Sean Penn spoke to Charlie Rose last night for an interview that will air more extensively on 60 Minutes and on Charlie’s show on PBS. A preview of the discussion was featured today on CBS This Morning. This, of course, is about El Chapo and the article Sean wrote for Rolling Stone about their meeting – click here for my post earlier this week about the situation.
Charlie asked Sean about the reports that his meeting with El Chapo resulted in his eventual arrest. Sean insists that the two events are not linked.
"There is this myth about the visit that we made, my colleagues and I with El Chapo, that it was -- as the Attorney General of Mexico is quoted -- 'essential' to his capture," Penn said. "We had met with him many weeks earlier...on October 2nd, in a place nowhere near where he was captured."
"So as far as, you know, you had nothing to do and your visit had nothing to do with his recapture?" Rose asked.
"Here's the things that we know: We know that the Mexican government ... they were clearly very humiliated by the notion that someone found him before they did," Penn said. "Well, nobody found him before they did. We didn't -- we're not smarter than the DEA or the Mexican intelligence. We had a contact upon which we were able to facilitate an invitation."
Sean also continues to insist that he was meeting with El Chapo for only one motivation: to “begin a conversation about the policy of the war on drugs”. And he goes on to say that El Chapo isn’t solely to blame for America’s drug problem.
"We're going to put all our focus -- forget about blame -- we're going to put all our focus, all our energy, all our billions of dollars on the 'bad guy,' and what happens? You get another death the next day the same way," Penn added.
"Do you make a moral equivalency between El Chapo and people who either buy or sell drugs in America?" Rose asked.
"I do, if it's me," Penn said. "I don't make that judgment for everyone else. But I wouldn't go so far as to buy or sell drugs."
"So he's no better than you or no worse than you," Rose said.
"I can't make him worse than me if I'm not out there doing everything that I can to get a conversation going on the way in which we prosecute that war," Penn said.
Later on, he adds, interestingly, that:
"Let's go to the big picture of what we all want. We all want this drug problem to stop. We all want them -- the killings in Chicago to stop," Penn added. "We are the consumer. Whether you agree with Sean Penn or not, there is a complicity there. And if you are in the moral right, or on the far left, just as many of your children are doing these drugs ... And how much time have they spent in the last week since this article come [sic] out, talking about that? One percent? I think that'd be generous."
Why is that interesting? Well, how much cocaine is consumed in Hollywood? By how many of his peers?

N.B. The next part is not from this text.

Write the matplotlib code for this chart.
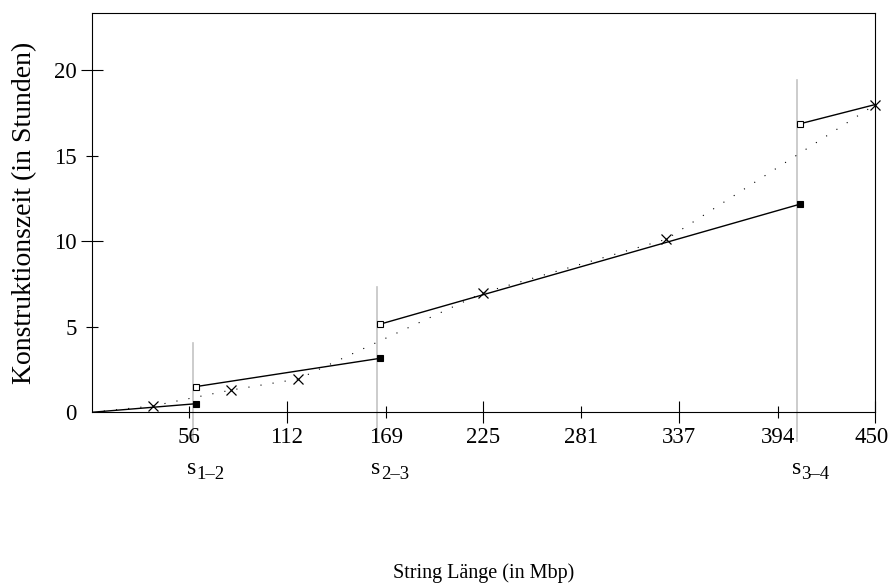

Whatever his stated purpose, I think we can all agree with Sean when he says that he failed. Twice.
“Let’s be clear. My article failed.”
Why?
Because, apparently, everyone was jealous of him.
"When you get the story that every journalist in the world wanted, there's a lot of green-eyed monsters who gonna come give you a kiss.”
So…not because there were no follow-up stories. Not because he turned the piece into a celebrity profile, not because he’s not a great writer, not because he presented us with a subjective assessment of a man who has murdered and corrupted. And definitely not because his ego – and his piss and farts – made an appearance in the article. But because we’re jealous. Which is the most typical and tired celebrity response to criticism.
No, wait. He’s not just a celebrity, OK? He’s also an “experiential journalist”. And he takes exception to the assessment that he wasn’t qualified for the job:
"(I’m) Not without controversy. Fair enough," Penn said. "At the same time, you know, when...'journalists' who want to say that I'm not a journalist -- well, I want to see the license that says that they're a journalist."
And then, like a F-CKING IDIOT, he acknowledges exactly why an actual – and respected – journalist would not have been able to get the interview:
Penn also told Rose he thinks he was able to get access to El Chapo because he's not a traditional journalist, and he doesn't think any traditional journalist would have had success.
Accurate. BECAUSE YOU ARE A CELEBRITY. A MOVIE STAR. And El Chapo knew, therefore, that he would only be held to celebrity/movie star standards and not accountable to the protocol of legitimate investigative journalism.